Из-за зеленого забора показалась русоголовая девочка. Две светлые косы с бантиками свесились на забор.
— Сорок два — это когда Венера к Земле приближается, — поучительно продолжала девочка.
По-видимому, ее поправка задела самолюбие моего нового знакомого, и он, поморщившись, проговорил:
— Много ты понимаешь!
— Побольше твоего!
— Ну ладно! Тебя не спрашивают, так ты и не суйся не в свое дело! Тоже мне астрономша! — Он повернулся к ней спиной и спросил меня: — Покурить есть?
— Вот подожди, Сашка, я скажу твоему мастеру, что ты куришь! Он тебе пропишет! — заносчиво крикнула девочка.
— Больно я тебя боюсь!
— Какой храбрец нашелся! Забоишься!
Он не нашел что ответить, и снова обратился ко мне:
— Так что ж, покурим?
— Папиросы кончились, — я солидно кашлянул, боясь, как бы он не подумал, что меня стесняет присутствие девочки. На самом деле я не курил.
— Пойдем до нас, — сказал Саша, — тут недалеко, за углом. У меня там залежался табачишко.

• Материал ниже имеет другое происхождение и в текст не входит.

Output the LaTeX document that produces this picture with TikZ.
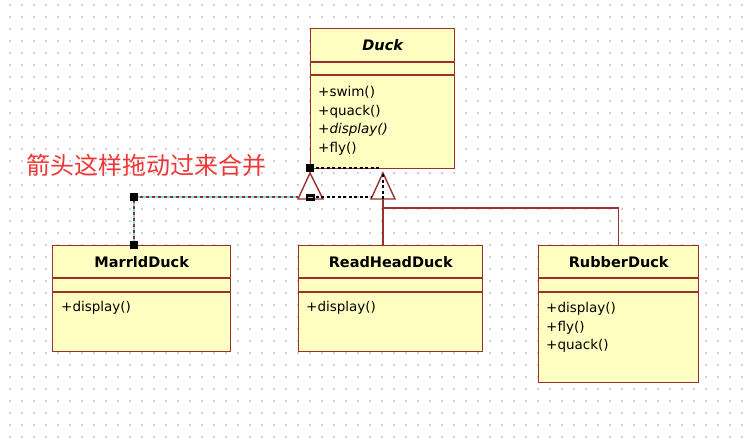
\documentclass[tikz,border=0pt]{standalone}
\usepackage{fontspec}
\setmainfont{DejaVu Sans}
\newfontfamily\cjkfont{Noto Sans CJK SC}
\usepackage{xcolor}
\usepackage{tikz}
\usetikzlibrary{arrows.meta, positioning, shapes.geometric}

\definecolor{umlborder}{RGB}{155,48,48}
\definecolor{umlfill}{RGB}{255,255,194}
\definecolor{griddot}{RGB}{208,208,208}
\definecolor{notered}{RGB}{240,55,55}
\definecolor{selcyan}{RGB}{110,225,240}

\begin{document}
\begin{tikzpicture}[
    x=1pt, y=-1pt,
    classbox/.style={
        draw=umlborder,
        fill=umlfill,
        line width=1.4pt,
        inner sep=0pt,
        anchor=north west
    },
    classname/.style={
        font=\fontsize{14.5}{16}\selectfont\bfseries,
        inner sep=0pt
    },
    ops/.style={
        font=\fontsize{13.5}{18.7}\selectfont,
        align=left,
        anchor=north west,
        inner sep=0pt
    },
    sepline/.style={
        draw=umlborder,
        line width=1.4pt
    },
    inherit/.style={
        draw=umlborder,
        line width=1.4pt
    },
    tri/.style={
        draw=umlborder,
        fill=white,
        line width=1.4pt,
        line join=miter
    },
    oldlink/.style={
        black,
        line width=1.1pt,
        dash pattern=on 3pt off 2.5pt
    },
    handle/.style={
        fill=black,
        minimum size=8pt,
        inner sep=0pt
    }
]

\useasboundingbox (0,0) rectangle (748,444);
\fill[white] (0,0) rectangle (748,444);

% Dot grid
\foreach \gx in {10,22,...,742}
    \foreach \gy in {5,17,...,437}
        \fill[griddot] (\gx-1,\gy-1) rectangle ++(2,2);

% Classes
\node[classbox, minimum width=144pt, minimum height=140pt] (duck) at (310,28) {};
\draw[sepline] ([yshift=-34pt]duck.north west) -- ([yshift=-34pt]duck.north east);
\draw[sepline] ([yshift=-47pt]duck.north west) -- ([yshift=-47pt]duck.north east);
\node[classname, font=\fontsize{14.5}{16}\selectfont\bfseries\itshape] (duckname) at ([yshift=-17pt]duck.north) {Duck};
\node[ops] (duckops) at ([xshift=8pt, yshift=-58pt]duck.north west) {+swim()\\+quack()\\\textit{+display()}\\+fly()};

\node[classbox, minimum width=178pt, minimum height=106pt] (marrld) at (52,245) {};
\draw[sepline] ([yshift=-33pt]marrld.north west) -- ([yshift=-33pt]marrld.north east);
\draw[sepline] ([yshift=-47pt]marrld.north west) -- ([yshift=-47pt]marrld.north east);
\node[classname] (marrldname) at ([yshift=-17pt]marrld.north) {MarrldDuck};
\node[ops] (marrldops) at ([xshift=9pt, yshift=-56pt]marrld.north west) {+display()};

\node[classbox, minimum width=184pt, minimum height=106pt] (redhead) at (298,245) {};
\draw[sepline] ([yshift=-33pt]redhead.north west) -- ([yshift=-33pt]redhead.north east);
\draw[sepline] ([yshift=-47pt]redhead.north west) -- ([yshift=-47pt]redhead.north east);
\node[classname] (redheadname) at ([yshift=-17pt]redhead.north) {ReadHeadDuck};
\node[ops] (redheadops) at ([xshift=8pt, yshift=-56pt]redhead.north west) {+display()};

\node[classbox, minimum width=160pt, minimum height=137pt] (rubber) at (538,245) {};
\draw[sepline] ([yshift=-33pt]rubber.north west) -- ([yshift=-33pt]rubber.north east);
\draw[sepline] ([yshift=-47pt]rubber.north west) -- ([yshift=-47pt]rubber.north east);
\node[classname] (rubbername) at ([yshift=-17pt]rubber.north) {RubberDuck};
\node[ops] (rubberops) at ([xshift=8pt, yshift=-57pt]rubber.north west) {+display()\\+fly()\\+quack()};

% Generalization heads
\coordinate (tipL) at (310,173);
\coordinate (tipR) at (383,173);
\coordinate (baseR) at (383,199);
\coordinate (hdlA) at (134,197);
\coordinate (hdlB) at (310,197);

% Inheritance lines
\draw[inherit] (baseR) -- (baseR |- redhead.north);
\draw[inherit] ([yshift=-9pt]baseR) -| (rubber.north);

% Dragged link
\draw[selcyan, line width=1.3pt] (hdlA |- marrld.north) -- (hdlA) -- (298,197);
\draw[umlborder, line width=1.3pt, dash pattern=on 3pt off 3pt] (hdlA |- marrld.north) -- (hdlA) -- (298,197);

\draw[tri] (tipL) -- (298,199) -- (323,199) -- cycle;
\draw[tri] (tipR) -- (371,199) -- (395,199) -- cycle;

% Old link
\draw[oldlink] (hdlB) -- (371,197);
\draw[oldlink] ([yshift=-1pt]tipR) -- (baseR);
\draw[oldlink] (310,168) -- (379,168);

% Handles
\node[handle] (h1) at (310,168) {};
\node[handle, minimum width=9pt, minimum height=7pt] (h2) at (hdlB) {};
\fill[gray!60] ([xshift=-2.5pt]h2.center) rectangle ([xshift=2.5pt, yshift=-1pt]h2.center);
\node[handle] (h3) at (hdlA) {};
\node[handle] (h4) at (hdlA |- marrld.north) {};

% Note
\node[anchor=west, inner sep=0pt, text=notered, font=\cjkfont\fontsize{24}{26}\selectfont] (note) at (26,165) {箭头这样拖动过来合并};

\end{tikzpicture}
\end{document}
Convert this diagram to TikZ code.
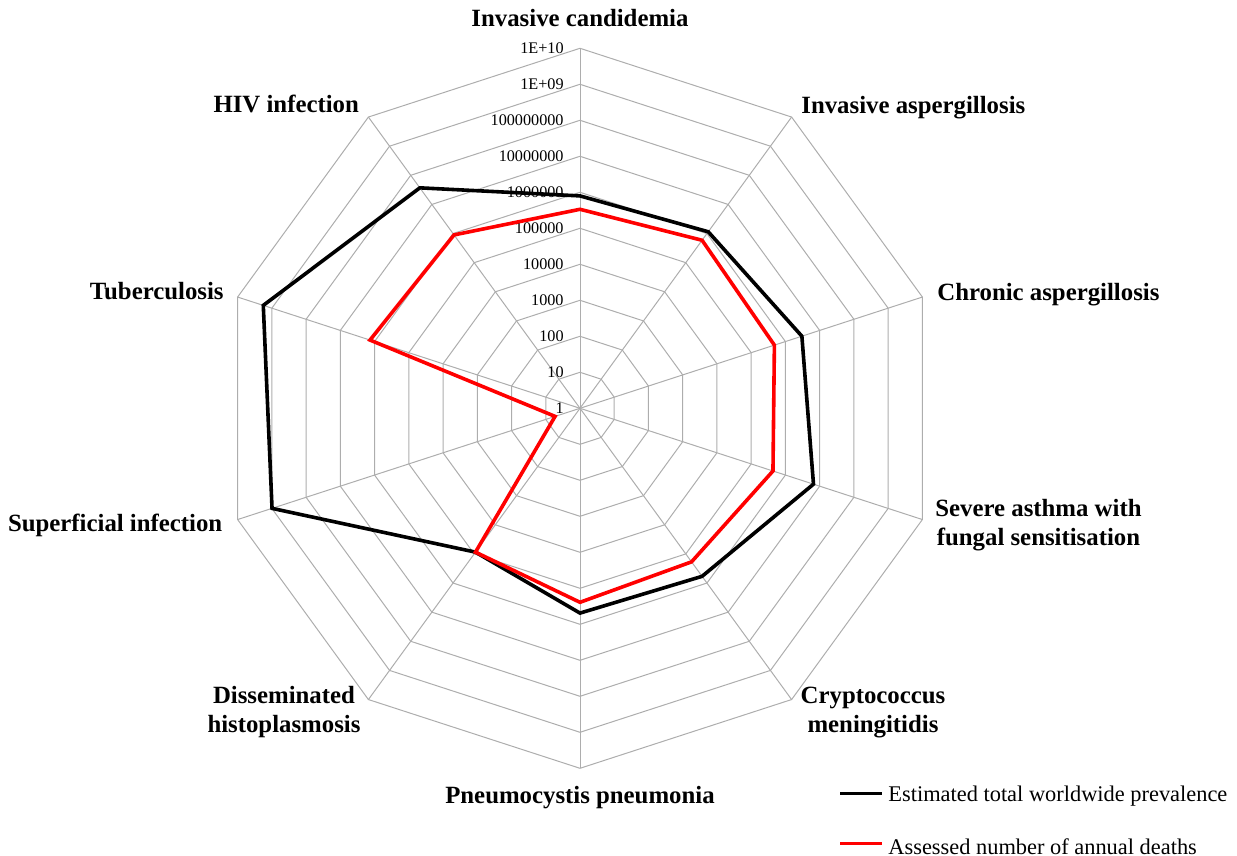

— Ай-я-яй! — Девочка зацокала языком. — Несчастные курилки! Вот заболеете туберкулезом!
— Не твоя забота! — прорычал Саша.
— Тетя Нюша! — громко крикнула девочка. — Ваш племянник идет с Сашкой курить!
Саша стремительно наклонился, подхватил камень и метнул его в зеленый забор. Светлые косы подскочили и скрылись.
— Такая эта Валька противная девчонка, — говорил он мне по дороге. — Мать у нее учительница, так она тоже всех учит. Я с ней раньше в одной школе учился. Ты из Москвы?
— Из Москвы.
— А у нас сейчас горячка в ремесленном. Конец года, вздохнуть некогда. Я на слесаря учусь. А ты?
— Семилетку кончил.
— Как с отметками?
— Да ничего, — сказал я и, стараясь придать голосу равнодушный тон, прибавил: — Считаюсь отличником…
— Это хорошо, — вздохнул Саша, — а вот как у меня будет — еще неизвестно. С русским у меня, понимаешь, не идет дело.